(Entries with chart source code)
┏━━

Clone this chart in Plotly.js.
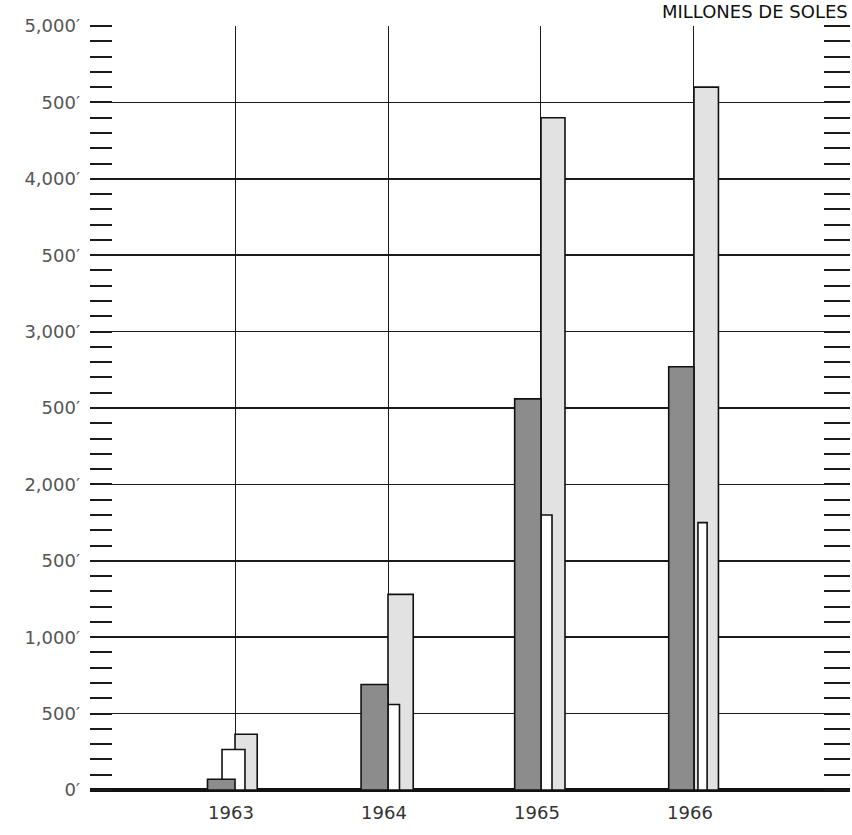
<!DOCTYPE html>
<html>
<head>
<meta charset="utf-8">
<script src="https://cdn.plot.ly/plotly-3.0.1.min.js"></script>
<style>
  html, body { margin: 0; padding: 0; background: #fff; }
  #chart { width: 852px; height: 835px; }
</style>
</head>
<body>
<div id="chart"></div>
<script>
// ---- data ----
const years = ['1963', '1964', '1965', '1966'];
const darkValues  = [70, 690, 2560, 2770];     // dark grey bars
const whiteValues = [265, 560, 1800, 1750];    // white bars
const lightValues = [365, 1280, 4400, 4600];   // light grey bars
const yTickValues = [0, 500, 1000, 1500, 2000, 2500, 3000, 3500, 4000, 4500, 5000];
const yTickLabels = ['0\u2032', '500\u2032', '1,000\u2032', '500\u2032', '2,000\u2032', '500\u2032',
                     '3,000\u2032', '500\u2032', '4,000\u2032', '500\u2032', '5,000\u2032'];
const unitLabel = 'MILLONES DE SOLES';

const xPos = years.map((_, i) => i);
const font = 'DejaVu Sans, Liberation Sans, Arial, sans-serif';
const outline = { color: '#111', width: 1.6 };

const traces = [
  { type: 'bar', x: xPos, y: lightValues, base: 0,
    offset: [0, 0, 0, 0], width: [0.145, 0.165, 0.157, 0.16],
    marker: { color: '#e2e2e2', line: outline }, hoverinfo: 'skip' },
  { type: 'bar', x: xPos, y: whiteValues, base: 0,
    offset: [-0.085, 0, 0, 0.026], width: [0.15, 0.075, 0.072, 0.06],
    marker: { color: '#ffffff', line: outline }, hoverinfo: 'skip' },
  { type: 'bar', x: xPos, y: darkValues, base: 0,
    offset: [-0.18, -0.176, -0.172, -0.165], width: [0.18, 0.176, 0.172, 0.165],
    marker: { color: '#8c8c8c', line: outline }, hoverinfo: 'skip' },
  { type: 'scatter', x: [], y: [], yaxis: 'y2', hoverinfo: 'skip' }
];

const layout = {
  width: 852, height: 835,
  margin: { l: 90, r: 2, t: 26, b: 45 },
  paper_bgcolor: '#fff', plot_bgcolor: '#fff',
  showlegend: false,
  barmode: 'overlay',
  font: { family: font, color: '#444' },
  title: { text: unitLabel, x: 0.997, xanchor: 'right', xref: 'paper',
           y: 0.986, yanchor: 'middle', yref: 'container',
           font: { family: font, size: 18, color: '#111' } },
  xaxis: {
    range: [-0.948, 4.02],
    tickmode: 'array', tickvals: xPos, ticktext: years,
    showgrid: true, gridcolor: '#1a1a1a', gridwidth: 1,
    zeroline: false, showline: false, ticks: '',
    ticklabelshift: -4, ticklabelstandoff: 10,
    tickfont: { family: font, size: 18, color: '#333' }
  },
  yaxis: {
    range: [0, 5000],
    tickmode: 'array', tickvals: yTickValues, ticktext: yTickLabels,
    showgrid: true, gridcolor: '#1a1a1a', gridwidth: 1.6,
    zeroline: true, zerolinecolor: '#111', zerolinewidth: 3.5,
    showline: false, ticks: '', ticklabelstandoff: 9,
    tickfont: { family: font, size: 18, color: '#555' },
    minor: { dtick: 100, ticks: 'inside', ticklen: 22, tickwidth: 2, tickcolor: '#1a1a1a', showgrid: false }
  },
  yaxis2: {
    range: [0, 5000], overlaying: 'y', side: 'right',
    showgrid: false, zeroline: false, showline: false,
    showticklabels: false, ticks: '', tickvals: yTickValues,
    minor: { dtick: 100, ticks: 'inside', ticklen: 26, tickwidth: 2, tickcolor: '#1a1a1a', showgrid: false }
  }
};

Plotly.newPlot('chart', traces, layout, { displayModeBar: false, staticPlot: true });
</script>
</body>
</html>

┗━━
┏━━

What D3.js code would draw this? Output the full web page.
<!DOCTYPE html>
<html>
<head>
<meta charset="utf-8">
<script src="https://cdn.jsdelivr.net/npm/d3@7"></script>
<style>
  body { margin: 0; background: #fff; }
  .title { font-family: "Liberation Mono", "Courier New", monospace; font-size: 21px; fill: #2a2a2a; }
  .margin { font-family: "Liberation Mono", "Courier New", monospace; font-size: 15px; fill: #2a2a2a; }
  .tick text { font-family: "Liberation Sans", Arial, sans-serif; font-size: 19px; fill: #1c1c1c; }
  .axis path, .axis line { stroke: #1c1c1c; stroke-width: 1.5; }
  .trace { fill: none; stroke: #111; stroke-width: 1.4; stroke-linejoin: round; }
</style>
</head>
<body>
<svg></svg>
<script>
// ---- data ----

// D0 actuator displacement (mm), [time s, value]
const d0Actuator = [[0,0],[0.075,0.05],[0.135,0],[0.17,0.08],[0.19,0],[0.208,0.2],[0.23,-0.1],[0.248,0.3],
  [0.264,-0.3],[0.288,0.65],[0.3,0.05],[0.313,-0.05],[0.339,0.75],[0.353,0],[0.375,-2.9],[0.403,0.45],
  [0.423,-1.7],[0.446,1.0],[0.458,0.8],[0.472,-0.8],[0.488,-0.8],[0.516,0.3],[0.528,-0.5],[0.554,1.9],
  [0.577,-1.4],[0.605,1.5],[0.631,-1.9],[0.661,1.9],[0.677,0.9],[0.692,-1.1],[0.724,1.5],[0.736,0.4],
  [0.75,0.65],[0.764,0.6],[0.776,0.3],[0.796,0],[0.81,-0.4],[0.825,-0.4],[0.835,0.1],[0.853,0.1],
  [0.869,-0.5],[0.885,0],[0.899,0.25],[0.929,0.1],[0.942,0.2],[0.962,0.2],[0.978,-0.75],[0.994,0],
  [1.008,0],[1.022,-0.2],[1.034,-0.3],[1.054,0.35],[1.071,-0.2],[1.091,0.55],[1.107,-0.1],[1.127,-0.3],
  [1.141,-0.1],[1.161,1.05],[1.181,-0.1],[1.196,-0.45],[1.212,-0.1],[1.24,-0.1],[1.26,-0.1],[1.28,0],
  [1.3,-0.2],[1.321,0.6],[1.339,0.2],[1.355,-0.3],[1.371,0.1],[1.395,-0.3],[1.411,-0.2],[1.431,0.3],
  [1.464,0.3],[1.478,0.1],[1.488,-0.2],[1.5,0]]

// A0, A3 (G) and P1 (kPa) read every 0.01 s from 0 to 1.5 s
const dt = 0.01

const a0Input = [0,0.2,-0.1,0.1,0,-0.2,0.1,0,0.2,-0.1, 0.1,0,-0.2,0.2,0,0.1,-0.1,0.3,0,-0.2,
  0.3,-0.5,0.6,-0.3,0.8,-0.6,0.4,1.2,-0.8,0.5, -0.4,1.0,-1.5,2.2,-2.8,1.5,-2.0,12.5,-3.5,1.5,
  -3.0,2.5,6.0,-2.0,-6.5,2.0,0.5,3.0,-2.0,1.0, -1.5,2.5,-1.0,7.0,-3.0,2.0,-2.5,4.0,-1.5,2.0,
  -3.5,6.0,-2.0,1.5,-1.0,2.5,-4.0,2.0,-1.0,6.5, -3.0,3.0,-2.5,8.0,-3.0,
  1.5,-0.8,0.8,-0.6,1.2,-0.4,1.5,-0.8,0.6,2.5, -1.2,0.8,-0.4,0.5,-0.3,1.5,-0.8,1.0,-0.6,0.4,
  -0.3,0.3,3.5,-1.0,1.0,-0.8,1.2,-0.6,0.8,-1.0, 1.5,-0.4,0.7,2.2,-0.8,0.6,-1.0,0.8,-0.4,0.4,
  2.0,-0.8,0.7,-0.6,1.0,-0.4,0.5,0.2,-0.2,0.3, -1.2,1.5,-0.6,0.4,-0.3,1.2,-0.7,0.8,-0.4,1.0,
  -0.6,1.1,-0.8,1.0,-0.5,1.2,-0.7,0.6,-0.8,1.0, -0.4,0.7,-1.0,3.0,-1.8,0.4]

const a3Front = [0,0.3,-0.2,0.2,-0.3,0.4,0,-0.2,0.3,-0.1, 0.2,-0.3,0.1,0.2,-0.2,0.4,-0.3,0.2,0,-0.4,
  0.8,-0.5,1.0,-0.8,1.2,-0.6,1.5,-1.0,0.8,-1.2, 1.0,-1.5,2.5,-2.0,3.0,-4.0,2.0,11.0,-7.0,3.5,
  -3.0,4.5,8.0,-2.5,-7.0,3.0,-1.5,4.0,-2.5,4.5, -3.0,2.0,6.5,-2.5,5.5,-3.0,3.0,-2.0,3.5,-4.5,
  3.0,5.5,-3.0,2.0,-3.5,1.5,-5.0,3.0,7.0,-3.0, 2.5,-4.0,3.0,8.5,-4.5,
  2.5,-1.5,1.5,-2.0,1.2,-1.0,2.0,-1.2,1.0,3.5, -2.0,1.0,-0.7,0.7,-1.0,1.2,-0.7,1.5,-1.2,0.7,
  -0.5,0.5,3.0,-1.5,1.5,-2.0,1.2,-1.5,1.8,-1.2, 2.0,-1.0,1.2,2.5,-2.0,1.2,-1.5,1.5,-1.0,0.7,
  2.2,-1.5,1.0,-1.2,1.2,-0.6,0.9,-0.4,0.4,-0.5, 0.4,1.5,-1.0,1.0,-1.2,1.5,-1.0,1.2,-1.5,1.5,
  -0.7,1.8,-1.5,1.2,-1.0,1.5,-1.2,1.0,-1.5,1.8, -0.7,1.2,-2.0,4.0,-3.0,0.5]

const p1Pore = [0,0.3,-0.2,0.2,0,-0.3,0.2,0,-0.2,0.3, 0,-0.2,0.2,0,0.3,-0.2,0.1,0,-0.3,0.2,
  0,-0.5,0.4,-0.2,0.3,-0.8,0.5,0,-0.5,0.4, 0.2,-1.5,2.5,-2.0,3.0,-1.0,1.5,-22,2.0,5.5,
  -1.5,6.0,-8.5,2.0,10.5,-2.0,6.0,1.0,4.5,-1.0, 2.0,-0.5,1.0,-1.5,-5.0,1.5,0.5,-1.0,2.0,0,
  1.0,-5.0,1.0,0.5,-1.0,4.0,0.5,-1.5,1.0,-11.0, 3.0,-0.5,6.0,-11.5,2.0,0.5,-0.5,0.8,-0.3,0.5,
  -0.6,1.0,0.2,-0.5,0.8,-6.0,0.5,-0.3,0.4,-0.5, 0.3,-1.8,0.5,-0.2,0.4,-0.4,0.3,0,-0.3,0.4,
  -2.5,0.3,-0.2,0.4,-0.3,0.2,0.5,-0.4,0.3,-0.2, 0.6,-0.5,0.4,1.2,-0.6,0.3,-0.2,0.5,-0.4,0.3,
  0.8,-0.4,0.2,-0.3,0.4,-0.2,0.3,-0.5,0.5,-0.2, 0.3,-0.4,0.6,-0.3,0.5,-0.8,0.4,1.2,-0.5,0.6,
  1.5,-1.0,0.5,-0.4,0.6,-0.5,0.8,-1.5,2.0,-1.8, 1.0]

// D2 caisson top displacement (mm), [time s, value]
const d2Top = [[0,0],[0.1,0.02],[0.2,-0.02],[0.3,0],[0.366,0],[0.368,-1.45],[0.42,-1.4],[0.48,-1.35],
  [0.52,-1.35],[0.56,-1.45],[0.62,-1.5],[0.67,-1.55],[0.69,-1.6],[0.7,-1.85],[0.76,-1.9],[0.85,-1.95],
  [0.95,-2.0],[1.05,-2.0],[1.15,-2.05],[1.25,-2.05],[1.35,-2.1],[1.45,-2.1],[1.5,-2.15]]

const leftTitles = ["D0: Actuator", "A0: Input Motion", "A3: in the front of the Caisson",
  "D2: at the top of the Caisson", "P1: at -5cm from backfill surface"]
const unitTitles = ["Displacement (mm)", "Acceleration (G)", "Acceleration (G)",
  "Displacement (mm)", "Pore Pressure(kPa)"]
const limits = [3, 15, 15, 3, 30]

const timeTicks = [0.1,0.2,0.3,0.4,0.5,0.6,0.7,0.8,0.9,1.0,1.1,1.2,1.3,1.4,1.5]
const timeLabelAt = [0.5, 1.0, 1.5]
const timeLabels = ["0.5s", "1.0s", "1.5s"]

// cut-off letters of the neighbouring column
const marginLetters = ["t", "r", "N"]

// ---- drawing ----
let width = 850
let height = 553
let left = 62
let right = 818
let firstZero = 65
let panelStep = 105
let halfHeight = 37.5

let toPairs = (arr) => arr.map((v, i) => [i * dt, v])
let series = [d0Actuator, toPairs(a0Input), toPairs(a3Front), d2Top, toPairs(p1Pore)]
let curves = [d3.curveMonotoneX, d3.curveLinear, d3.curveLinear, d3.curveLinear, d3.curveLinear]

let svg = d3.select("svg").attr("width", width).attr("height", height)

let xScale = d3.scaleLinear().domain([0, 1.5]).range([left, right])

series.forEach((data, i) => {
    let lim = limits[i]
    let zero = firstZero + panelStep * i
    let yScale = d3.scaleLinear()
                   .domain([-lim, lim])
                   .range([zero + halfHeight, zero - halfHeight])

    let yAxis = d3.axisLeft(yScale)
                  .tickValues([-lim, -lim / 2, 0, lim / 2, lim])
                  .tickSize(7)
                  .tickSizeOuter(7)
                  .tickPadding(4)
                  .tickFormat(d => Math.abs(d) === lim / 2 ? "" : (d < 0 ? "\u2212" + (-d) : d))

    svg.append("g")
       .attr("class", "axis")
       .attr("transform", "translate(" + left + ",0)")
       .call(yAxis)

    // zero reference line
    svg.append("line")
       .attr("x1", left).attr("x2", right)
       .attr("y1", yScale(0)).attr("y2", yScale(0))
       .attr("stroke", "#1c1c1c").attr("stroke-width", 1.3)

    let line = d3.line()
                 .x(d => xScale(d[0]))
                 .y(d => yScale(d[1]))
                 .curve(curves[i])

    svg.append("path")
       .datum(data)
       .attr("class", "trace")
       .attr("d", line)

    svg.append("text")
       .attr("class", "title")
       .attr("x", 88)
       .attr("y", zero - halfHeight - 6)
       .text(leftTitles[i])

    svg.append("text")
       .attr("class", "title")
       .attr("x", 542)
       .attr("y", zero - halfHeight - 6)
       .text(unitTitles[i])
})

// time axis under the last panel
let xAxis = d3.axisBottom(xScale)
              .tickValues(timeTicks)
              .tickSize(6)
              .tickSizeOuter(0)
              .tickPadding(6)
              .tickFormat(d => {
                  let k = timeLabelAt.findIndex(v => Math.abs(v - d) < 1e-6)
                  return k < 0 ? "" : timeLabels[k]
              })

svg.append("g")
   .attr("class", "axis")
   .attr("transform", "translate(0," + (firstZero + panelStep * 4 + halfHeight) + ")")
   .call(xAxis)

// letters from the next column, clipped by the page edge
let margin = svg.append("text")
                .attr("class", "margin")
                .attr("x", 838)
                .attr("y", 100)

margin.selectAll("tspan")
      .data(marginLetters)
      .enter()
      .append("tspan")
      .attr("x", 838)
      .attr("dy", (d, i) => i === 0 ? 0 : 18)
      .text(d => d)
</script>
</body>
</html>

┗━━

**Problem**
Your task is to reproduce only the lines from the one with "Clone this chart in Plotly.js." through the one with "const unitLabel = 'MILLONES DE SOLES';", keeping both ends. Skip every picture.

**Completed task**
Clone this chart in Plotly.js.
<!DOCTYPE html>
<html>
<head>
<meta charset="utf-8">
<script src="https://cdn.plot.ly/plotly-3.0.1.min.js"></script>
<style>
  html, body { margin: 0; padding: 0; background: #fff; }
  #chart { width: 852px; height: 835px; }
</style>
</head>
<body>
<div id="chart"></div>
<script>
// ---- data ----
const years = ['1963', '1964', '1965', '1966'];
const darkValues  = [70, 690, 2560, 2770];     // dark grey bars
const whiteValues = [265, 560, 1800, 1750];    // white bars
const lightValues = [365, 1280, 4400, 4600];   // light grey bars
const yTickValues = [0, 500, 1000, 1500, 2000, 2500, 3000, 3500, 4000, 4500, 5000];
const yTickLabels = ['0\u2032', '500\u2032', '1,000\u2032', '500\u2032', '2,000\u2032', '500\u2032',
                     '3,000\u2032', '500\u2032', '4,000\u2032', '500\u2032', '5,000\u2032'];
const unitLabel = 'MILLONES DE SOLES';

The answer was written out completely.